Identify and copy all lines of the material where the string "this" is found.

[Figure scripts]
══════════

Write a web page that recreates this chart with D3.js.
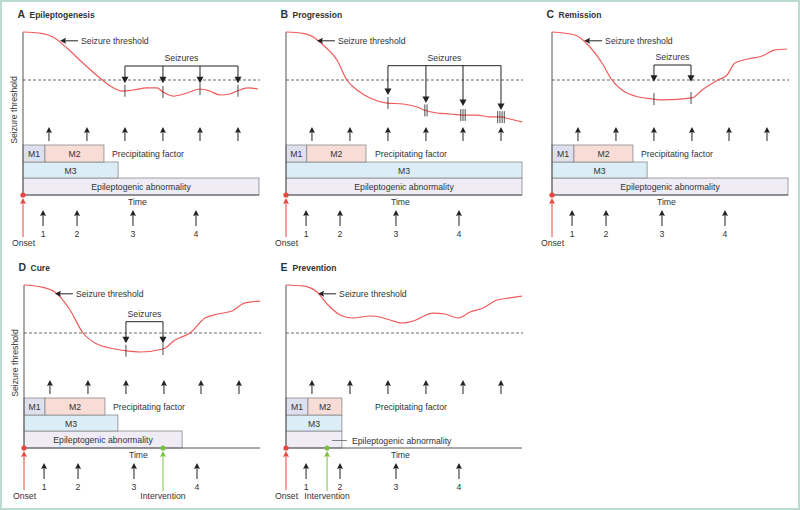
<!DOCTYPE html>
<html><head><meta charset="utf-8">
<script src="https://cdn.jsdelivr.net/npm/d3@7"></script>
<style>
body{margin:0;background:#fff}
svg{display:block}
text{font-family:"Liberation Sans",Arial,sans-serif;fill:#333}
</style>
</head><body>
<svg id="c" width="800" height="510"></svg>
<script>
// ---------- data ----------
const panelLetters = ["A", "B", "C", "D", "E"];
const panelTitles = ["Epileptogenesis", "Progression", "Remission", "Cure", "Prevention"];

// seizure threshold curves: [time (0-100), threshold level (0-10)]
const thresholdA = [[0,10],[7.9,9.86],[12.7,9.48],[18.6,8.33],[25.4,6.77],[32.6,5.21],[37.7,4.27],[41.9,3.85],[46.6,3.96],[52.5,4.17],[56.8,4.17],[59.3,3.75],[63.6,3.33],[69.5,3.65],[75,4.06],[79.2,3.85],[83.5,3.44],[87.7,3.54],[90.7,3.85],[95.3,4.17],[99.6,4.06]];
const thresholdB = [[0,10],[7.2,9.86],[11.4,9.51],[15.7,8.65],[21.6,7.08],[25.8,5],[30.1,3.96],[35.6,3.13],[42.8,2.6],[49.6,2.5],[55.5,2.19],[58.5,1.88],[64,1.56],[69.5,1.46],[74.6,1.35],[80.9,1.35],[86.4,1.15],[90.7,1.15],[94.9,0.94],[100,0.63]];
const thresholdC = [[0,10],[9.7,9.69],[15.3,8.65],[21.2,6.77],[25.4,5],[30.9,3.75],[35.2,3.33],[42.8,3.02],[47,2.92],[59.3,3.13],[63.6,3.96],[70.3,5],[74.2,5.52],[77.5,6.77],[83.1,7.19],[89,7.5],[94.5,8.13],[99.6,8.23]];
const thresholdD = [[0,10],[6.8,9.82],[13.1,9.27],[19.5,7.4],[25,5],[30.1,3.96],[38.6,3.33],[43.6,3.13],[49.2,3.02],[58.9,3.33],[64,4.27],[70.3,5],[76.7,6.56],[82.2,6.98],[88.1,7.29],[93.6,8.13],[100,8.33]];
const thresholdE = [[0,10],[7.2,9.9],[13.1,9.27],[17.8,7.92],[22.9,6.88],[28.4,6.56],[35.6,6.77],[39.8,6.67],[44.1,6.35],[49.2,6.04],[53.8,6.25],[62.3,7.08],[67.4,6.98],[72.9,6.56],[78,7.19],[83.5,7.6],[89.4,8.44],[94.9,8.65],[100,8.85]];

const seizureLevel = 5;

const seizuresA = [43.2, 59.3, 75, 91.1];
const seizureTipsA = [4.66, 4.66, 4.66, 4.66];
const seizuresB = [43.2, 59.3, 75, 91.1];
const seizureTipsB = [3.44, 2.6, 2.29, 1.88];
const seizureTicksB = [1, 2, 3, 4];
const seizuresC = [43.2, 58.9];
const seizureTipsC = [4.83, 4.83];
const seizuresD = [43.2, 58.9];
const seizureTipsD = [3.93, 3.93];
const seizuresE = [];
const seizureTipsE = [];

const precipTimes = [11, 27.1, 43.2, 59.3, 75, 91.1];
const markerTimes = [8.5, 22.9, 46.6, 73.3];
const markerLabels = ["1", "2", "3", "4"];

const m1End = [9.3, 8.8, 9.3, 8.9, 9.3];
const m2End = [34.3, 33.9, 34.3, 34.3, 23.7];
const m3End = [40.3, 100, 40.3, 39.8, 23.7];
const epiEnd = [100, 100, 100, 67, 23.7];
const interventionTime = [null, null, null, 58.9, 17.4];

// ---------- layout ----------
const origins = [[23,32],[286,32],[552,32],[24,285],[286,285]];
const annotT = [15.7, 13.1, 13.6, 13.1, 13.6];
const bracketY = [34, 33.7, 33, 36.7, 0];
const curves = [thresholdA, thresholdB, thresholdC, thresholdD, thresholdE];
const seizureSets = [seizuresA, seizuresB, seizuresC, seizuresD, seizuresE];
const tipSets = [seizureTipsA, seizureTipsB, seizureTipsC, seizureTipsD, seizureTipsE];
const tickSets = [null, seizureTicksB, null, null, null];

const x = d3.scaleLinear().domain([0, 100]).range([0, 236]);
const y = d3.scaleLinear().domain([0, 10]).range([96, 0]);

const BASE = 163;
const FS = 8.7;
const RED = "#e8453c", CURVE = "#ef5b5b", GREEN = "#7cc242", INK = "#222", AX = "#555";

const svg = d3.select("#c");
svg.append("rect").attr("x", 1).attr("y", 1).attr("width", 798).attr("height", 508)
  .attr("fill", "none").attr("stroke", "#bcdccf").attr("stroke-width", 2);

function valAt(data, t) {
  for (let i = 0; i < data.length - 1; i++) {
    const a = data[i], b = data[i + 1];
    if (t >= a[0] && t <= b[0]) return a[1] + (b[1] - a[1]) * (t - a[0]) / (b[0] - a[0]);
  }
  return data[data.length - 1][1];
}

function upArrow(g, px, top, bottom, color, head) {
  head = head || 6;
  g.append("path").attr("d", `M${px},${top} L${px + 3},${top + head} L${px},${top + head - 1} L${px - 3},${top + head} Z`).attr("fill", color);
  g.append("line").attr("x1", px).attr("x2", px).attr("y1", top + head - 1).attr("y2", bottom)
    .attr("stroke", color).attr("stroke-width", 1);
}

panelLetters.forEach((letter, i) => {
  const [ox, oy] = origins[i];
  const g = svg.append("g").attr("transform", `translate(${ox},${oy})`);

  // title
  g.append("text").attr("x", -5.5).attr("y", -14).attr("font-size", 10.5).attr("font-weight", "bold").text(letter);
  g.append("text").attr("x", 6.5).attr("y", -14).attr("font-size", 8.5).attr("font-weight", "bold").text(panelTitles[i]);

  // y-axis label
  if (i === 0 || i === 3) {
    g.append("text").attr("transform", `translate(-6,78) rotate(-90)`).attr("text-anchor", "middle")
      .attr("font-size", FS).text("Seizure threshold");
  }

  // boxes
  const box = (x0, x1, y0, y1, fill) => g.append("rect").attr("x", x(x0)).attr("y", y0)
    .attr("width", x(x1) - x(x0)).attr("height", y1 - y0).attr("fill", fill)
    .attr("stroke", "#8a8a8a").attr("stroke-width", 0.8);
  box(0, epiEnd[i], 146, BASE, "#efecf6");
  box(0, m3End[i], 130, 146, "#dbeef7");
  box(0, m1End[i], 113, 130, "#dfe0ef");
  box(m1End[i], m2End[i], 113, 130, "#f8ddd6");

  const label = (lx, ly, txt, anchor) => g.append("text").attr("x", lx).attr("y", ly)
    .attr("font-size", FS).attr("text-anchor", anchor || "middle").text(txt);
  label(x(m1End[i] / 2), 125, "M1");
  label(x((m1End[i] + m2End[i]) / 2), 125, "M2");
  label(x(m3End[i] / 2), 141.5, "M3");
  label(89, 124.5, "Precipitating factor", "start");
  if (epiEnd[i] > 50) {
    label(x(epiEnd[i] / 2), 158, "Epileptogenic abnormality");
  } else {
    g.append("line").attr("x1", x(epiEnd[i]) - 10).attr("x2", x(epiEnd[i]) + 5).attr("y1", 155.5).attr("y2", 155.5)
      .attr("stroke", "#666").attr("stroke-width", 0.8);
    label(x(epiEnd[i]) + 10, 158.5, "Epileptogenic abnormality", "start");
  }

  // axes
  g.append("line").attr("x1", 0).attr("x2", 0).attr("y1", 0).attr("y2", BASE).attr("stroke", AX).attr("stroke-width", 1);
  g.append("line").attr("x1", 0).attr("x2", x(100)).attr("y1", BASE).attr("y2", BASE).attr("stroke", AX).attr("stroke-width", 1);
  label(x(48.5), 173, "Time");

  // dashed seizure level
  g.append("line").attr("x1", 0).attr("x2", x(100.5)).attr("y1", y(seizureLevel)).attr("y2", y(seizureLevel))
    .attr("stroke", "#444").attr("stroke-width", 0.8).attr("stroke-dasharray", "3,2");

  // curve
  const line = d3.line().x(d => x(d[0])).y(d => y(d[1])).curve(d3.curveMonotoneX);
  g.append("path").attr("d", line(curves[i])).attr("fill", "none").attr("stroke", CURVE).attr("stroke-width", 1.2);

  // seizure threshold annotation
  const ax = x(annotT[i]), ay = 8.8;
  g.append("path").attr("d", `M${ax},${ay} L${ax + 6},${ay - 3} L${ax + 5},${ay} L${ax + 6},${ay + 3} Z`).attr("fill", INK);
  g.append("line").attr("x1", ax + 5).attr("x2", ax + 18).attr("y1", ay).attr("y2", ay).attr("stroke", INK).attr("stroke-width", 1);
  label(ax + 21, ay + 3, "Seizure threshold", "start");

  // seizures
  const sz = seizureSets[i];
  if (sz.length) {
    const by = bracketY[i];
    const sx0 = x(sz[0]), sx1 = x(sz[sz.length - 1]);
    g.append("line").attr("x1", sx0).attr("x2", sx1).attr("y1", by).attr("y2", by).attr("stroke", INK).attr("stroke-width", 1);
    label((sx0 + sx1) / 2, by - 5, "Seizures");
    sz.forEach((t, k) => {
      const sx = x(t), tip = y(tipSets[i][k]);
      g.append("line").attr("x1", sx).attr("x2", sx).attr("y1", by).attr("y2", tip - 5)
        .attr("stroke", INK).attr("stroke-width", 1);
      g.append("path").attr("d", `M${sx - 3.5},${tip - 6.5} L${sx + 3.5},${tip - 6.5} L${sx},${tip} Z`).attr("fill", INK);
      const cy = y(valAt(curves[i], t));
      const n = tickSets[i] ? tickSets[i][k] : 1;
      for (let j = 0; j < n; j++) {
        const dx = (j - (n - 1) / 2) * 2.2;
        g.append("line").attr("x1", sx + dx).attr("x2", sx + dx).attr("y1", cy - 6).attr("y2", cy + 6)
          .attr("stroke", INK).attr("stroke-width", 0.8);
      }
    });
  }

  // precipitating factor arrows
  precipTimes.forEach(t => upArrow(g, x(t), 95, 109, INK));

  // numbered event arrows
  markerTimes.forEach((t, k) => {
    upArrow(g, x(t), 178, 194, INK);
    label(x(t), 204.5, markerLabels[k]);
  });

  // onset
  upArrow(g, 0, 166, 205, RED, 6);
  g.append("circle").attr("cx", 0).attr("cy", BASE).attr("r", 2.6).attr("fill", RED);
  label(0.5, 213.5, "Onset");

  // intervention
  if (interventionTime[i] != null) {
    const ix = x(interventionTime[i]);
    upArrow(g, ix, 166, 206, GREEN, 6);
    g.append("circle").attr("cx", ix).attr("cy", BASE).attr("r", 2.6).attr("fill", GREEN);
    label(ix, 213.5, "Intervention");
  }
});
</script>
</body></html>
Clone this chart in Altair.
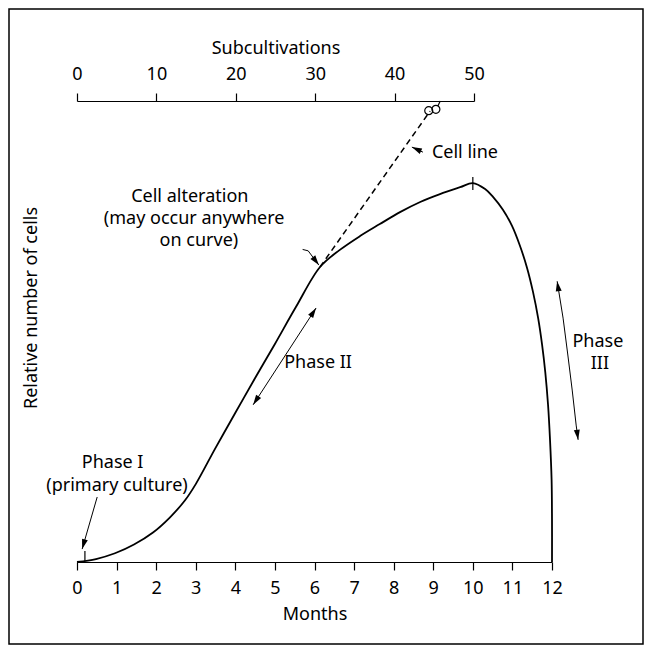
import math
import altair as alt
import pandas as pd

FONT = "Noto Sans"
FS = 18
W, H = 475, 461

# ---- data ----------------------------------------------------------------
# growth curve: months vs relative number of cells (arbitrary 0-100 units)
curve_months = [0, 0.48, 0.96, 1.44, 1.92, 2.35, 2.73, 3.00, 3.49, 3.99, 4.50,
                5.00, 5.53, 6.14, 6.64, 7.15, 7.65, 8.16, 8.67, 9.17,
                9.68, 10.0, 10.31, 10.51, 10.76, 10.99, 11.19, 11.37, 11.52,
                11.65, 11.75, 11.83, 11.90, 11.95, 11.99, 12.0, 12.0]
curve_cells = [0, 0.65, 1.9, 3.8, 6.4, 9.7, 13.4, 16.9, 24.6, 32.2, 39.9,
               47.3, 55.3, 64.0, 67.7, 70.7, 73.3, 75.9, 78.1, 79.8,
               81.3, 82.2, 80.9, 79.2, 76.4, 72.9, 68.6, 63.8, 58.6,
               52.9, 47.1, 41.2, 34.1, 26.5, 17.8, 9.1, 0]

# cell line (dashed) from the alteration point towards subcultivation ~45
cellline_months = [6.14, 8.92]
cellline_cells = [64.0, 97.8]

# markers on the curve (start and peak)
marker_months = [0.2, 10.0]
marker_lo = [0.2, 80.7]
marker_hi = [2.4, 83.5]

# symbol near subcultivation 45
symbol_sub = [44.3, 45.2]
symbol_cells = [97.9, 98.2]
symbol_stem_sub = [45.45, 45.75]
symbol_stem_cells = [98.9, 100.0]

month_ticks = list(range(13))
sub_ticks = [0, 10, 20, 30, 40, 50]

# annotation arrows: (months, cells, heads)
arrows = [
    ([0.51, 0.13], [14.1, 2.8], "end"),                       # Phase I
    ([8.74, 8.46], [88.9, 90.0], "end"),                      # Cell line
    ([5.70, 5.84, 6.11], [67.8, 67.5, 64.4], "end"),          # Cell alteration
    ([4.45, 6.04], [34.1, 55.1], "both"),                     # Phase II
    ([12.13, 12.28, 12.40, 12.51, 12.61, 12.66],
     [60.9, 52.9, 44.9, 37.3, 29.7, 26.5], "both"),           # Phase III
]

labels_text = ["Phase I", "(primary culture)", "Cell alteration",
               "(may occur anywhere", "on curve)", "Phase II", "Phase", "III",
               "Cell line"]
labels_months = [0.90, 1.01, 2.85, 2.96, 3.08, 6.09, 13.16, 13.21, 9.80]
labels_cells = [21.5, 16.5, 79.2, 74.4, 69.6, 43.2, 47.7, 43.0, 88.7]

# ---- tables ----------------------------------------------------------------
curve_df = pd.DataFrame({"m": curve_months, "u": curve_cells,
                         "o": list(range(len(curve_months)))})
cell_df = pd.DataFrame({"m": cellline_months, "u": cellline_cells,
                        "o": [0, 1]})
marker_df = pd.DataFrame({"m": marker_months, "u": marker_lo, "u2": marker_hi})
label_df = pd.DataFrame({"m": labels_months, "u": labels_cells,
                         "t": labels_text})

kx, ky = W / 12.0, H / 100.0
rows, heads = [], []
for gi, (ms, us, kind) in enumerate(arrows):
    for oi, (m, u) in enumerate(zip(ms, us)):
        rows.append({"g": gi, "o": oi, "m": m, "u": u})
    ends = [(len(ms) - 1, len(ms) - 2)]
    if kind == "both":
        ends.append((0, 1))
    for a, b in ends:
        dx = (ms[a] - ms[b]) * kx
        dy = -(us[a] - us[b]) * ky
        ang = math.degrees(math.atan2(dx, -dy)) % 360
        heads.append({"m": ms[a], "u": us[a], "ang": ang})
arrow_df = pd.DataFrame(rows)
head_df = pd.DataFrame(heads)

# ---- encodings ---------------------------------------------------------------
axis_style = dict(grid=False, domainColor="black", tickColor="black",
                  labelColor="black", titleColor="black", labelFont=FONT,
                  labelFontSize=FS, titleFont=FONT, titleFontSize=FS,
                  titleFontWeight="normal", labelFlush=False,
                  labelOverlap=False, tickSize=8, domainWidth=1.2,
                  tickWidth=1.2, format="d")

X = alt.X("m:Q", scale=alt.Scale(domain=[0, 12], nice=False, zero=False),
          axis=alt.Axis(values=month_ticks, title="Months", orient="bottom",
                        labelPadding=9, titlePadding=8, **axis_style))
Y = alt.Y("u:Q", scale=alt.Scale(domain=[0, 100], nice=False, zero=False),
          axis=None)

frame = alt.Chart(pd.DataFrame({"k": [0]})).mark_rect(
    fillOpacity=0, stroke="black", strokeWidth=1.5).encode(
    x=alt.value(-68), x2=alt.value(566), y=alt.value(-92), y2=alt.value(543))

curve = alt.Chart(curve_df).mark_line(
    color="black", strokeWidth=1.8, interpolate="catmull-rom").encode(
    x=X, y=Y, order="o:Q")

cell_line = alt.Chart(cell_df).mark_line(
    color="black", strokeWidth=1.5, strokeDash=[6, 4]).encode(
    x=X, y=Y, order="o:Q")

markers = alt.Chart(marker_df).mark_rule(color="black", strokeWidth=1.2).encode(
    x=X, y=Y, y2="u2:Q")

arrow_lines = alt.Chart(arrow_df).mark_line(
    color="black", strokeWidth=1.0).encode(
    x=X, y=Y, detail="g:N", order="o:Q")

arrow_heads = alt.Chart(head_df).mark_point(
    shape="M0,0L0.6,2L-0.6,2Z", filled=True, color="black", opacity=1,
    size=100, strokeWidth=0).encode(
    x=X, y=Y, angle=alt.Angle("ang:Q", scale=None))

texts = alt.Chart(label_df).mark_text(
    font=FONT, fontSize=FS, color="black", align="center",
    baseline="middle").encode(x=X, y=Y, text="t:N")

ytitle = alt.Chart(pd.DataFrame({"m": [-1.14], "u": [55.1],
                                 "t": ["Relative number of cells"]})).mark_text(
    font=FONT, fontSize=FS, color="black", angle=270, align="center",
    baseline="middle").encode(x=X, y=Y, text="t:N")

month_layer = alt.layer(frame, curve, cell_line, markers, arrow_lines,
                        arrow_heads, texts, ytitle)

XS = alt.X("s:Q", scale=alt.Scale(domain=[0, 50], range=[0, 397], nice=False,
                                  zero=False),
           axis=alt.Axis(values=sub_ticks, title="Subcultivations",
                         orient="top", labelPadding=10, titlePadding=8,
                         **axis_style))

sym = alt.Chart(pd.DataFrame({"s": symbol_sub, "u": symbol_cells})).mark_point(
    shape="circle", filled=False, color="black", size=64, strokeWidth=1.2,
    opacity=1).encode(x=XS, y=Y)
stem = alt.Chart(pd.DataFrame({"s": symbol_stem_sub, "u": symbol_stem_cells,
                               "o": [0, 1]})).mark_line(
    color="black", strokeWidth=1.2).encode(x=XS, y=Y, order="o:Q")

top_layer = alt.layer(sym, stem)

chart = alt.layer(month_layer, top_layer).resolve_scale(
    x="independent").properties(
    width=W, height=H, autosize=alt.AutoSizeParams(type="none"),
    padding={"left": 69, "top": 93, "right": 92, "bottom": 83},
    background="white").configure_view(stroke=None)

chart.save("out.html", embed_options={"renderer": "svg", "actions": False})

══════════

**Written answer**
Write a web page that recreates this chart with D3.js.
Clone this chart in Altair.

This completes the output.